_Material for this exercise_
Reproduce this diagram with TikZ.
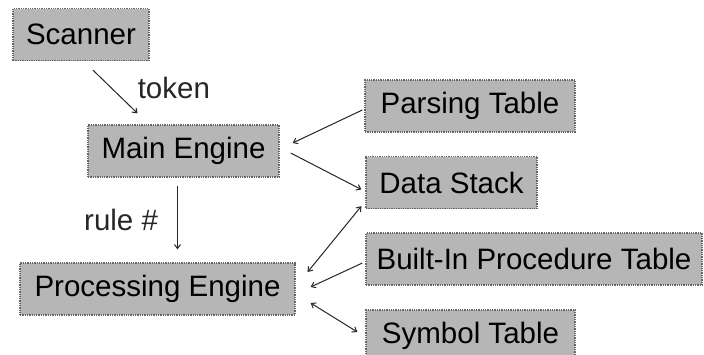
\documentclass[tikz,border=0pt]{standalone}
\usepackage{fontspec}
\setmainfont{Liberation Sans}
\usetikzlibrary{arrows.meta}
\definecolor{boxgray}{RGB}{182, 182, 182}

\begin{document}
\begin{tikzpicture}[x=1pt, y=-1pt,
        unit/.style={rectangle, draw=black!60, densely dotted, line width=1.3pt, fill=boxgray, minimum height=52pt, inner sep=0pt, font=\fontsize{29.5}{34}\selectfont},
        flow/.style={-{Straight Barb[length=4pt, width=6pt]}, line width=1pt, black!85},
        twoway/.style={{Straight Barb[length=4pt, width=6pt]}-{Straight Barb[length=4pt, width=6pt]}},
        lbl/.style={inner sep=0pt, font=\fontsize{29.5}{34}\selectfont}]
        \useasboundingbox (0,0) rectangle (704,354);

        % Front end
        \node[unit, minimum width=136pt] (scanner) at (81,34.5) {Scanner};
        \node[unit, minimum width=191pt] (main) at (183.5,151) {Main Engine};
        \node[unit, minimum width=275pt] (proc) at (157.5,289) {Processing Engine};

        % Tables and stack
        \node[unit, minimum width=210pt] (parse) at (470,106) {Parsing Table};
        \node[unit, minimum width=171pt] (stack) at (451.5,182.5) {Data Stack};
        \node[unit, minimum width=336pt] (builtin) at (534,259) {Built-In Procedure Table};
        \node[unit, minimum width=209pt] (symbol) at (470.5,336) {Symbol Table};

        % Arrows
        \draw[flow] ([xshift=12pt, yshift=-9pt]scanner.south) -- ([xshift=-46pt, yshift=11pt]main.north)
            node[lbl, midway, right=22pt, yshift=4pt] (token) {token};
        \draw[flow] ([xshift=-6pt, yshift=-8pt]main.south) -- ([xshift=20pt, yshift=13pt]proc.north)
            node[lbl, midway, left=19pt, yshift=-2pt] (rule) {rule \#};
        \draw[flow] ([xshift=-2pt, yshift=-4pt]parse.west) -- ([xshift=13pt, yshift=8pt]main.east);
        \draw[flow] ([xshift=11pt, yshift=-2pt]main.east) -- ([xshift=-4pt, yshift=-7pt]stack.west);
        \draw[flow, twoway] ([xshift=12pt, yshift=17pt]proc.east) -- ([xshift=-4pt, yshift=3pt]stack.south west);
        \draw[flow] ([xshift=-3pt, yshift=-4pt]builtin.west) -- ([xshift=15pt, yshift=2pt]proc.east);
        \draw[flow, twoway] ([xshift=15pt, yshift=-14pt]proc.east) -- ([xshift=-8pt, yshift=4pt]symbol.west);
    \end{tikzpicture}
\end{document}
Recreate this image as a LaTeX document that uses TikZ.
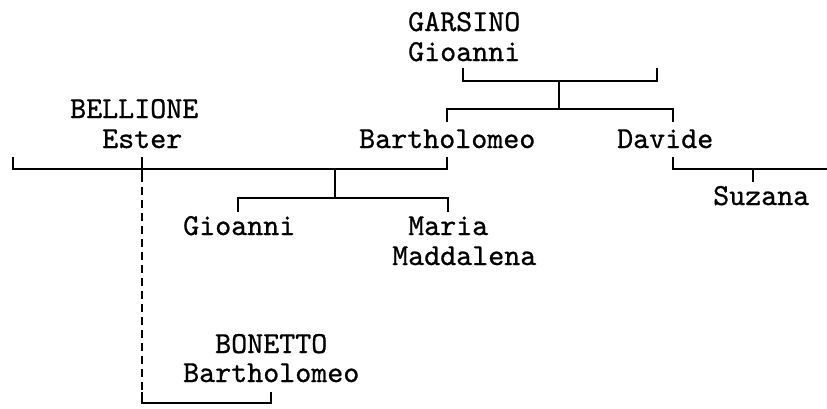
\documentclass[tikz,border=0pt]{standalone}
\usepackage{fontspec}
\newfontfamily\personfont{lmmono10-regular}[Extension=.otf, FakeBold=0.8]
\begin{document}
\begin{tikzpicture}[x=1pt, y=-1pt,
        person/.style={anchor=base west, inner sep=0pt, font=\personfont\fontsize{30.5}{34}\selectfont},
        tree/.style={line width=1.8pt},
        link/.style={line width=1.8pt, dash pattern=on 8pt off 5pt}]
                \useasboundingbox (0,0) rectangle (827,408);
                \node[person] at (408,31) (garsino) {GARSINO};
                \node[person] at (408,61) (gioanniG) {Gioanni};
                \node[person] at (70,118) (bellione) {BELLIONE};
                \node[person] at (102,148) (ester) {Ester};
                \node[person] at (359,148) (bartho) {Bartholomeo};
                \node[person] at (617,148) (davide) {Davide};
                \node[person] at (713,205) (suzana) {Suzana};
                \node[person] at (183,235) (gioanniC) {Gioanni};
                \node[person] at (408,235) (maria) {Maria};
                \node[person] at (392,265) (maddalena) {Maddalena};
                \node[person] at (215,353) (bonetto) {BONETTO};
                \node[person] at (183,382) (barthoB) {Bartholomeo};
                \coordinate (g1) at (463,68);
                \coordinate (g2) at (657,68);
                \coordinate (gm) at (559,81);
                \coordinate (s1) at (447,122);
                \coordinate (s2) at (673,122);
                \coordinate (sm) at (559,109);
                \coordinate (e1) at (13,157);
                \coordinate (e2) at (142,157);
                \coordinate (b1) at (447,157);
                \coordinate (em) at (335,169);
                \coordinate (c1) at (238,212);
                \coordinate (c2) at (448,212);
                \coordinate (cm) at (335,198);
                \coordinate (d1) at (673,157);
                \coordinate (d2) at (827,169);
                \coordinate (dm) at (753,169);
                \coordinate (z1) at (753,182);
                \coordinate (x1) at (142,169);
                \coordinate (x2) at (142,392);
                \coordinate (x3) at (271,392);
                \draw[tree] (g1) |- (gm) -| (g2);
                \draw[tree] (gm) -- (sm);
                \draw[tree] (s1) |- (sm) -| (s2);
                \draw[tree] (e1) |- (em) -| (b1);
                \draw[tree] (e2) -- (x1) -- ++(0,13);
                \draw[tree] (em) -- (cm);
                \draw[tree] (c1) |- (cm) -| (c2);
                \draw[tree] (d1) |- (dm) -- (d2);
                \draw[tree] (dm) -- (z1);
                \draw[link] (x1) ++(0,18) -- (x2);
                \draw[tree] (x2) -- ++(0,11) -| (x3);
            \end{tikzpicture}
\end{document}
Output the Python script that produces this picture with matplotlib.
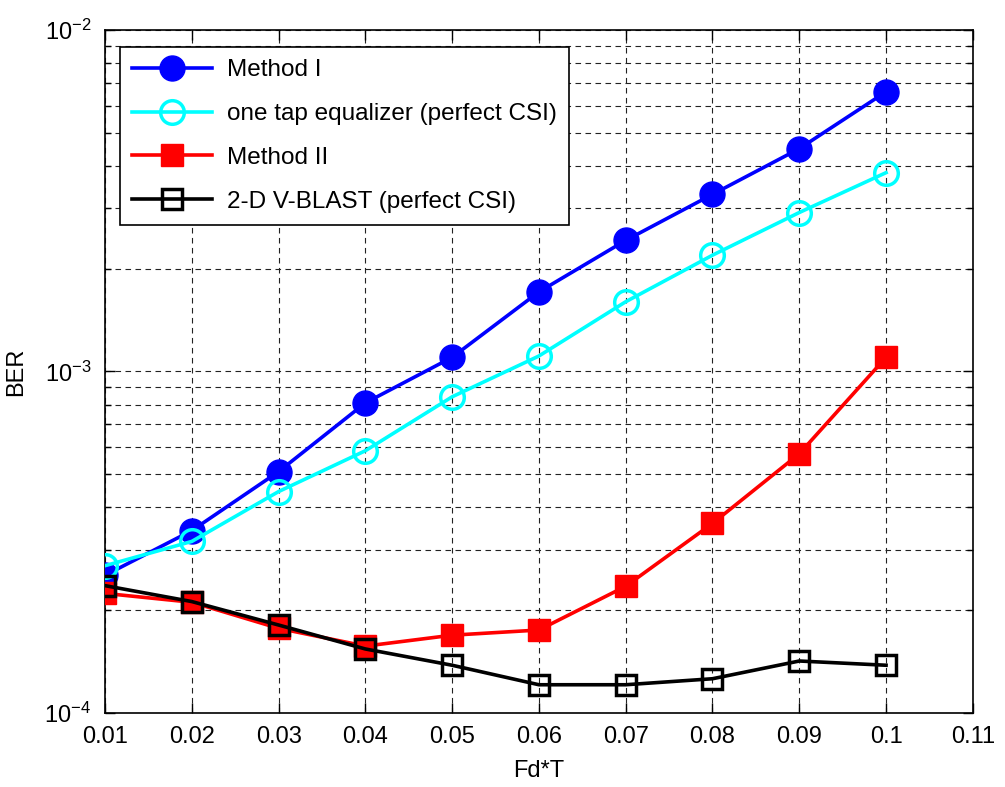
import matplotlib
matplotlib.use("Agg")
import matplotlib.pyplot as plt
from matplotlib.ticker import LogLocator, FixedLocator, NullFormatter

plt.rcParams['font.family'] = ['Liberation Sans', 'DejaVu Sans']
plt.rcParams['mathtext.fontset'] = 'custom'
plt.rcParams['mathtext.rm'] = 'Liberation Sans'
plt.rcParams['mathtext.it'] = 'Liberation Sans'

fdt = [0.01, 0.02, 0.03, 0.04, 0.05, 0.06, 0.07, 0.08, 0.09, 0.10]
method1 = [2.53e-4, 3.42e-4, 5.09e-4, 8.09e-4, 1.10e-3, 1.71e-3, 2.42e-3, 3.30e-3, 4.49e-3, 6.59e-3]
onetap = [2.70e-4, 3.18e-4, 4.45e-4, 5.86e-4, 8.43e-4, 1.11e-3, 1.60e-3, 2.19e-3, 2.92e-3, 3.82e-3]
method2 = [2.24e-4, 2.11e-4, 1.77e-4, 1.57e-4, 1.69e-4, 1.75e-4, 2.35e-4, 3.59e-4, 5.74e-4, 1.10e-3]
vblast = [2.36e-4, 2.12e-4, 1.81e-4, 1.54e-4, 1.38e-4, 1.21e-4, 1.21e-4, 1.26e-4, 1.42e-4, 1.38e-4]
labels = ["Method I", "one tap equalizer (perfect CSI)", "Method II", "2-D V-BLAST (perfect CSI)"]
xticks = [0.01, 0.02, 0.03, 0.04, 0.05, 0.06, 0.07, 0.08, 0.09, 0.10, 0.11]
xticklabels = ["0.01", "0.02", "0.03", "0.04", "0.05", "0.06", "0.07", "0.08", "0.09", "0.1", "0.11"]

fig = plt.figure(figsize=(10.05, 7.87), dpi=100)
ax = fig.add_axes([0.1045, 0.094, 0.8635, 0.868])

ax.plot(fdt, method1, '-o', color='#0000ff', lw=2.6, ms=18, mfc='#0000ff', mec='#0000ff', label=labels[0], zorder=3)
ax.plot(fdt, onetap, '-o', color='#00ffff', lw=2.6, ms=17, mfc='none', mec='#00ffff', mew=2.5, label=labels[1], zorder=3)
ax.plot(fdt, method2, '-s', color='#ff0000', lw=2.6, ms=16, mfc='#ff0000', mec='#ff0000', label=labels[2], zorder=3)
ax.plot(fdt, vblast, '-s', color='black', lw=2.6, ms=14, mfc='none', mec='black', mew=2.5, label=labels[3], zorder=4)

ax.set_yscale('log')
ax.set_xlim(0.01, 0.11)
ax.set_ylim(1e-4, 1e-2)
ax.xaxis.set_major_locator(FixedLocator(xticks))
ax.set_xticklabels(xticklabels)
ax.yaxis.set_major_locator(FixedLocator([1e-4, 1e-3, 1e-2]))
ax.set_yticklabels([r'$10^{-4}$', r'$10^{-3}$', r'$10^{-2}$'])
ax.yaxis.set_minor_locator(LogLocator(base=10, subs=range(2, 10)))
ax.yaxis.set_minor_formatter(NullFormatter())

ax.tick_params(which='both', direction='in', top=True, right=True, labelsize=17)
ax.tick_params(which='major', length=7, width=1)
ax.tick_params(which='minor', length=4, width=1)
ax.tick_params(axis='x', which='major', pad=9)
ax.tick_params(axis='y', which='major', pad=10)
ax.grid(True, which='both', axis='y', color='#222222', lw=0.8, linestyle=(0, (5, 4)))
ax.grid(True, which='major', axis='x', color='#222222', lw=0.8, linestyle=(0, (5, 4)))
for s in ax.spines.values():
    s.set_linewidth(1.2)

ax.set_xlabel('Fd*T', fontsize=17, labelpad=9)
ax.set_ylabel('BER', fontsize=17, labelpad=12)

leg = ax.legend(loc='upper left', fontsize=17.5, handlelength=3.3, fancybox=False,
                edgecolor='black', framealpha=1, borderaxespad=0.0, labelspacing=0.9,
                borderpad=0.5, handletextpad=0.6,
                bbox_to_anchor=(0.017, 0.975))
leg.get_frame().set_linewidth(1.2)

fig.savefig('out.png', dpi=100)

_Required work_
Both the line with "Output the Python" and the line with "plt.rcParams['mathtext.it'] = 'Liberation" are included: reproduce them and every line between, exactly, with pictures omitted.

_Task answer_
Output the Python script that produces this picture with matplotlib.
import matplotlib
matplotlib.use("Agg")
import matplotlib.pyplot as plt
from matplotlib.ticker import LogLocator, FixedLocator, NullFormatter

plt.rcParams['font.family'] = ['Liberation Sans', 'DejaVu Sans']
plt.rcParams['mathtext.fontset'] = 'custom'
plt.rcParams['mathtext.rm'] = 'Liberation Sans'
plt.rcParams['mathtext.it'] = 'Liberation Sans'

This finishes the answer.